##### Source material #####

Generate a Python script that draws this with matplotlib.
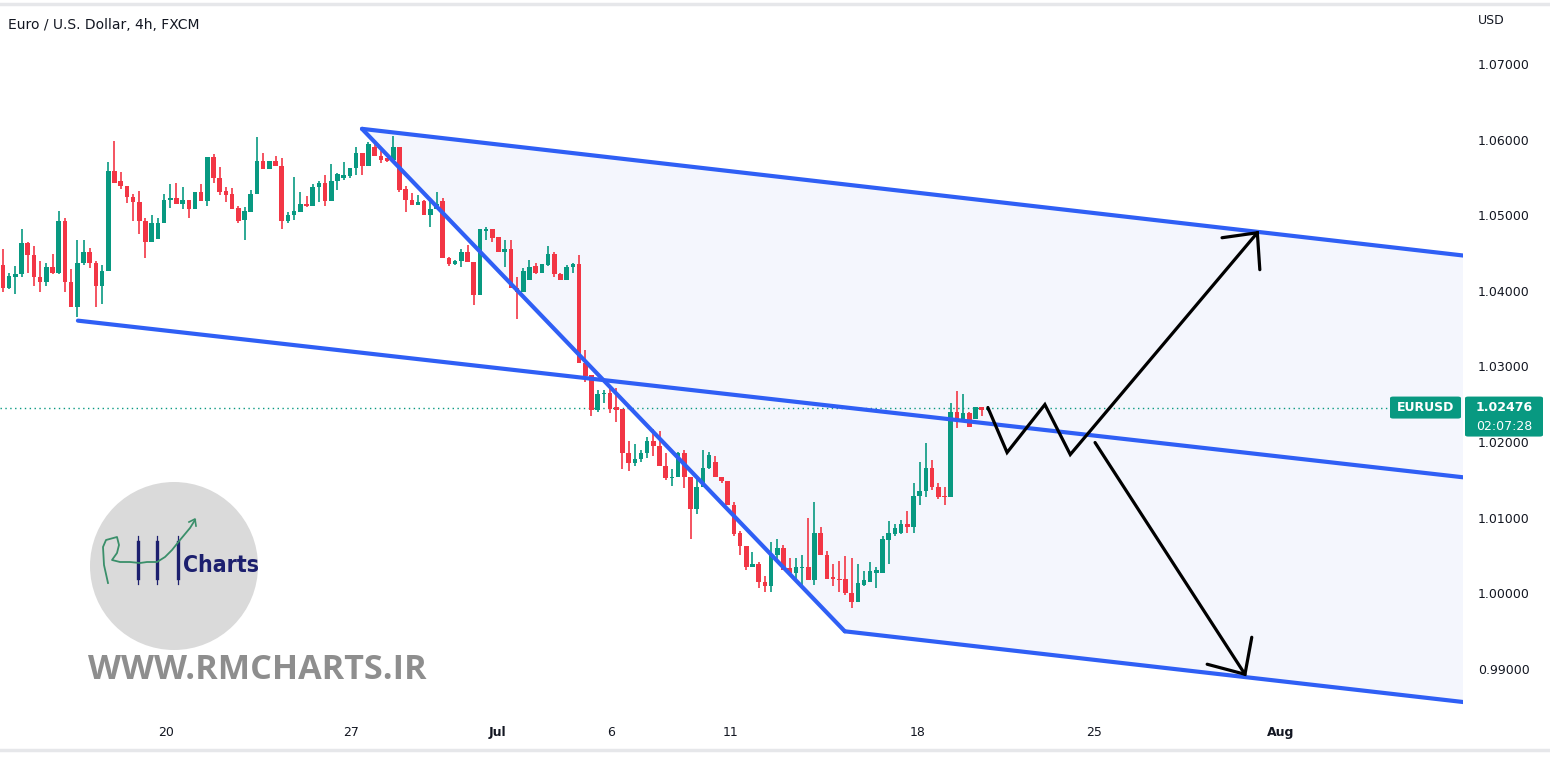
import matplotlib
matplotlib.use("Agg")
import matplotlib.pyplot as plt
import numpy as np
from matplotlib.patches import Polygon, Ellipse, FancyBboxPatch
from matplotlib.lines import Line2D
import matplotlib.transforms as mtransforms

# ---------------- data ----------------
opens = [1.0437,1.0406,1.0421,1.0424,1.0466,1.0449,1.0420,1.0414,1.0434,1.0426,
1.0494,1.0414,1.0381,1.0439,1.0453,1.0439,1.0409,1.0429,1.0561,1.0547,
1.0541,1.0527,1.0520,1.0495,1.0467,1.0471,1.0492,1.0523,1.0525,1.0517,
1.0523,1.0510,1.0533,1.0521,1.0580,1.0551,1.0535,1.0531,1.0512,1.0496,
1.0507,1.0531,1.0574,1.0564,1.0574,1.0568,1.0494,1.0503,1.0507,1.0517,
1.0515,1.0540,1.0545,1.0521,1.0547,1.0552,1.0554,1.0565,1.0585,1.0568,
1.0592,1.0581,1.0578,1.0576,1.0592,1.0537,1.0523,1.0516,1.0521,1.0503,
1.0511,1.0521,1.0446,1.0438,1.0442,1.0454,1.0441,1.0397,1.0482,1.0484,
1.0474,1.0454,1.0458,1.0406,1.0401,1.0416,1.0435,1.0426,1.0437,1.0451,
1.0425,1.0417,1.0434,1.0438,1.0307,1.0291,1.0245,1.0265,1.0267,1.0248,
1.0246,1.0187,1.0174,1.0179,1.0188,1.0203,1.0197,1.0170,1.0154,1.0156,
1.0188,1.0155,1.0113,1.0143,1.0167,1.0175,1.0155,1.0151,1.0119,1.0082,
1.0064,1.0037,1.0041,1.0016,1.0011,1.0053,1.0062,1.0035,1.0029,1.0035,
1.0037,1.0019,1.0082,1.0053,1.0023,1.0021,1.0020,1.0002,0.9990,1.0013,
1.0017,1.0029,1.0029,1.0072,1.0080,1.0081,1.0093,1.0090,1.0130,1.0137,
1.0167,1.0143,1.0130,1.0129,1.0242,1.0232,1.0241,1.0232,1.0248,1.0245]

highs = [1.0458,1.0426,1.0435,1.0484,1.0467,1.0461,1.0442,1.0439,1.0451,1.0508,
1.0498,1.0431,1.0470,1.0470,1.0459,1.0442,1.0437,1.0573,1.0601,1.0560,
1.0541,1.0531,1.0535,1.0498,1.0502,1.0499,1.0531,1.0543,1.0545,1.0540,
1.0523,1.0533,1.0543,1.0580,1.0584,1.0566,1.0540,1.0539,1.0515,1.0513,
1.0536,1.0606,1.0585,1.0574,1.0581,1.0578,1.0506,1.0553,1.0533,1.0528,
1.0543,1.0547,1.0556,1.0570,1.0558,1.0573,1.0565,1.0592,1.0585,1.0599,
1.0597,1.0588,1.0578,1.0607,1.0592,1.0541,1.0532,1.0529,1.0523,1.0523,
1.0533,1.0525,1.0447,1.0443,1.0458,1.0463,1.0441,1.0484,1.0487,1.0484,
1.0474,1.0470,1.0470,1.0421,1.0433,1.0443,1.0439,1.0438,1.0462,1.0454,
1.0426,1.0437,1.0439,1.0450,1.0324,1.0291,1.0271,1.0271,1.0275,1.0274,
1.0246,1.0203,1.0199,1.0191,1.0209,1.0219,1.0216,1.0188,1.0166,1.0189,
1.0192,1.0155,1.0155,1.0191,1.0189,1.0183,1.0156,1.0151,1.0123,1.0084,
1.0064,1.0056,1.0043,1.0024,1.0070,1.0074,1.0065,1.0048,1.0049,1.0053,
1.0102,1.0122,1.0089,1.0057,1.0040,1.0045,1.0051,1.0048,1.0041,1.0031,
1.0043,1.0036,1.0077,1.0097,1.0093,1.0099,1.0111,1.0148,1.0175,1.0201,
1.0178,1.0148,1.0143,1.0254,1.0269,1.0265,1.0242,1.0249,1.0249,1.0250]

lows = [1.0400,1.0404,1.0398,1.0420,1.0426,1.0408,1.0400,1.0408,1.0425,1.0425,
1.0400,1.0381,1.0367,1.0437,1.0433,1.0381,1.0385,1.0429,1.0545,1.0537,
1.0519,1.0495,1.0478,1.0445,1.0467,1.0471,1.0492,1.0512,1.0517,1.0510,
1.0499,1.0510,1.0521,1.0515,1.0545,1.0529,1.0520,1.0511,1.0492,1.0470,
1.0507,1.0531,1.0564,1.0563,1.0568,1.0484,1.0492,1.0496,1.0507,1.0513,
1.0515,1.0520,1.0515,1.0521,1.0536,1.0549,1.0552,1.0556,1.0556,1.0568,
1.0581,1.0572,1.0573,1.0576,1.0533,1.0506,1.0516,1.0516,1.0502,1.0487,
1.0511,1.0445,1.0435,1.0437,1.0434,1.0441,1.0384,1.0397,1.0470,1.0467,
1.0453,1.0434,1.0406,1.0365,1.0401,1.0416,1.0425,1.0426,1.0435,1.0421,
1.0416,1.0417,1.0426,1.0307,1.0282,1.0236,1.0242,1.0254,1.0241,1.0228,
1.0166,1.0163,1.0170,1.0176,1.0181,1.0183,1.0170,1.0152,1.0144,1.0156,
1.0141,1.0073,1.0106,1.0142,1.0166,1.0155,1.0148,1.0118,1.0077,1.0053,
1.0033,1.0036,1.0008,1.0004,1.0003,1.0044,1.0033,1.0029,1.0016,1.0013,
1.0019,1.0013,1.0053,1.0021,1.0011,1.0004,1.0000,0.9982,0.9990,1.0011,
1.0016,1.0008,1.0029,1.0040,1.0077,1.0080,1.0082,1.0082,1.0119,1.0129,
1.0138,1.0127,1.0119,1.0129,1.0221,1.0229,1.0222,1.0232,1.0236,1.0243]

closes = [1.0406,1.0422,1.0425,1.0466,1.0449,1.0420,1.0414,1.0434,1.0426,1.0494,
1.0414,1.0381,1.0439,1.0453,1.0439,1.0409,1.0429,1.0561,1.0545,1.0541,
1.0527,1.0520,1.0495,1.0467,1.0492,1.0492,1.0523,1.0525,1.0517,1.0523,
1.0510,1.0533,1.0521,1.0580,1.0551,1.0533,1.0529,1.0511,1.0495,1.0508,
1.0531,1.0574,1.0564,1.0574,1.0568,1.0494,1.0503,1.0508,1.0517,1.0515,
1.0540,1.0545,1.0521,1.0547,1.0557,1.0556,1.0565,1.0585,1.0568,1.0597,
1.0581,1.0576,1.0574,1.0592,1.0536,1.0523,1.0516,1.0520,1.0503,1.0511,
1.0517,1.0445,1.0438,1.0442,1.0454,1.0441,1.0397,1.0484,1.0484,1.0472,
1.0453,1.0458,1.0406,1.0401,1.0428,1.0434,1.0426,1.0438,1.0451,1.0424,
1.0417,1.0434,1.0438,1.0307,1.0290,1.0245,1.0265,1.0267,1.0246,1.0245,
1.0187,1.0174,1.0180,1.0188,1.0203,1.0197,1.0170,1.0154,1.0156,1.0188,
1.0155,1.0113,1.0143,1.0168,1.0185,1.0155,1.0150,1.0118,1.0080,1.0064,
1.0037,1.0041,1.0016,1.0011,1.0053,1.0062,1.0033,1.0029,1.0036,1.0037,
1.0019,1.0082,1.0053,1.0021,1.0020,1.0019,1.0002,0.9990,1.0015,1.0019,
1.0031,1.0033,1.0073,1.0081,1.0088,1.0093,1.0090,1.0130,1.0137,1.0168,
1.0143,1.0129,1.0129,1.0242,1.0232,1.0241,1.0222,1.0248,1.0245,1.02476]

last_price = 1.02476
countdown = "02:07:28"
symbol = "EURUSD"
title = "Euro / U.S. Dollar, 4h, FXCM"

price_ticks = [0.99, 1.00, 1.01, 1.02, 1.03, 1.04, 1.05, 1.06, 1.07]
date_labels = ["20", "27", "Jul", "6", "11", "18", "25", "Aug"]
date_pos = [26.3, 56.2, 79.8, 98.2, 117.4, 147.7, 176.1, 206.3]
month_labels = {"Jul", "Aug"}

# drawing anchors (bar index, price)
upper_line = [(57.96, 1.06167), (236.0, 1.04487)]
middle_line = [(12.1, 1.03627), (236.0, 1.01550)]
lower_line = [(135.9, 0.99513), (236.0, 0.98574)]
diag_line = [(57.96, 1.06167), (135.9, 0.99513)]
zigzag = [(159.0, 1.02476), (162.1, 1.01881), (168.2, 1.02516), (172.3, 1.01854), (202.5, 1.04791)]
up_head = [(196.8, 1.04725), (202.5, 1.04791), (202.9, 1.04302)]
down_arrow = [(176.3, 1.02013), (200.5, 0.98944)]
down_head = [(194.4, 0.99077), (200.5, 0.98944), (201.6, 0.99434)]

# ---------------- style ----------------
GREEN = "#089981"
RED = "#F23645"
BLUE = "#2f5ff5"
FILL = "#f4f6fd"
TXT = "#131722"

W, H = 1550, 765
fig = plt.figure(figsize=(W / 100, H / 100), dpi=100)
fig.patch.set_facecolor("white")

def fx(px):
    return px / W

def fy(py):
    return 1 - py / H

ax_left, ax_right, ax_top, ax_bot = 0, 1463, 5, 718
ax = fig.add_axes([fx(ax_left), fy(ax_bot), fx(ax_right - ax_left), (ax_bot - ax_top) / H])
ax.set_facecolor("white")
for s in ax.spines.values():
    s.set_visible(False)

ax.set_xlim(-0.48, 235.7)
ax.set_ylim(0.98365, 1.07807)

# channel fill
poly = Polygon([upper_line[0], upper_line[1], lower_line[1], lower_line[0]],
               closed=True, facecolor=FILL, edgecolor="none", zorder=0)
ax.add_patch(poly)

# candles
o = np.array(opens); h = np.array(highs); l = np.array(lows); c = np.array(closes)
x = np.arange(len(o))
cols = np.where(c >= o, GREEN, RED)
ax.vlines(x, l, h, colors=cols, linewidth=1.2, zorder=2)
minh = 0.00016
body_h = np.maximum(np.abs(c - o), minh)
ax.bar(x, body_h, bottom=np.minimum(o, c), width=0.74, color=cols, linewidth=0, zorder=3)

# last price dotted line
ax.axhline(last_price, color=GREEN, linewidth=1.0, linestyle=(0, (1, 2.5)), zorder=1)

# channel lines
for ln in (upper_line, middle_line, lower_line, diag_line):
    xs, ys = zip(*ln)
    ax.plot(xs, ys, color=BLUE, linewidth=3.0, solid_capstyle="round", zorder=4)

# black arrows
for ln in (zigzag, up_head, down_arrow, down_head):
    xs, ys = zip(*ln)
    ax.plot(xs, ys, color="black", linewidth=2.3, solid_capstyle="round",
            solid_joinstyle="miter", zorder=5)

# x ticks
ax.set_yticks([])
ax.set_xticks(date_pos)
ax.set_xticklabels(date_labels)
ax.tick_params(axis="x", length=0, pad=6, labelsize=9, labelcolor=TXT)
for t in ax.get_xticklabels():
    if t.get_text() in month_labels:
        t.set_fontweight("bold")

# price axis labels
trans_py = mtransforms.blended_transform_factory(fig.transFigure, ax.transData)
for p in price_ticks:
    ax.text(fx(1478), p, f"{p:.5f}", transform=trans_py, fontsize=9, color=TXT,
            va="center", ha="left", clip_on=False)
fig.text(fx(1478), fy(20), "USD", fontsize=9, color=TXT, va="center", ha="left")

# title
fig.text(fx(8), fy(25), title, fontsize=10, color=TXT, va="center", ha="left")

# price label boxes
ydisp = ax.transData.transform((0, last_price))[1]
ypx = H - ydisp  # pixel from top
def rbox(x0, y0, x1, y1, color):
    b = FancyBboxPatch((fx(x0), fy(y1)), fx(x1 - x0), (y1 - y0) / H,
                       boxstyle="round,pad=0,rounding_size=0.002",
                       transform=fig.transFigure, facecolor=color, edgecolor="none", zorder=10)
    fig.add_artist(b)
rbox(1390, ypx - 11, 1461, ypx + 11, GREEN)
rbox(1465, ypx - 11, 1543, ypx + 29, GREEN)
fig.text(fx(1425.5), fy(ypx), symbol, color="white", fontsize=9, fontweight="bold",
         ha="center", va="center", zorder=11)
fig.text(fx(1504), fy(ypx), f"{last_price:.5f}", color="white", fontsize=9, fontweight="bold",
         ha="center", va="center", zorder=11)
fig.text(fx(1504), fy(ypx + 19), countdown, color="white", fontsize=9,
         ha="center", va="center", zorder=11)

# borders
fig.add_artist(Line2D([0, 1], [fy(4), fy(4)], transform=fig.transFigure, color="#e6e7ea", linewidth=2.5))
fig.add_artist(Line2D([0, 1], [fy(750), fy(750)], transform=fig.transFigure, color="#e6e7ea", linewidth=2.5))

# logo
fig.add_artist(Ellipse((fx(174), fy(566)), fx(168), 168 / H, transform=fig.transFigure,
                       facecolor="#dadada", edgecolor="none", zorder=6))
NAVY = "#1c1f6e"
for cx in (138, 157, 178):
    fig.add_artist(Line2D([fx(cx), fx(cx)], [fy(536), fy(584)], transform=fig.transFigure,
                          color=NAVY, linewidth=0.9, zorder=7))
    fig.add_artist(Line2D([fx(cx), fx(cx)], [fy(542), fy(578)], transform=fig.transFigure,
                          color=NAVY, linewidth=2.4, zorder=7))
rx = [108, 104, 103, 106, 117, 119, 117, 112, 120, 130, 140, 147, 157, 165, 172, 180, 190, 195]
ry = [583, 565, 547, 540, 537, 545, 553, 560, 562, 562, 563, 562, 562, 557, 550, 540, 528, 520]
fig.add_artist(Line2D([fx(v) for v in rx], [fy(v) for v in ry], transform=fig.transFigure,
                      color="#3a8f6a", linewidth=1.3, zorder=8))
fig.add_artist(Line2D([fx(189), fx(195), fx(196)], [fy(522), fy(519), fy(526)],
                      transform=fig.transFigure, color="#3a8f6a", linewidth=1.2, zorder=8))
fig.text(fx(183), fy(566), "Charts", color=NAVY, fontsize=16.5, fontweight="bold",
         fontstretch="condensed",
         family=["DejaVu Sans Condensed", "Liberation Sans Narrow", "DejaVu Sans"],
         ha="left", va="center", zorder=8)
fig.text(fx(88), fy(670), "WWW.RMCHARTS.IR", color="#8e8e8e", fontsize=24.6, fontweight="bold",
         family=["Open Sans", "DejaVu Sans"], ha="left", va="center", zorder=8)

fig.savefig("out.png", dpi=100, facecolor="white")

#####

Reproduce the material above from its first line through the line containing "import matplotlib.transforms as mtransforms", both ends included, and skip every picture.

Generate a Python script that draws this with matplotlib.
import matplotlib
matplotlib.use("Agg")
import matplotlib.pyplot as plt
import numpy as np
from matplotlib.patches import Polygon, Ellipse, FancyBboxPatch
from matplotlib.lines import Line2D
import matplotlib.transforms as mtransforms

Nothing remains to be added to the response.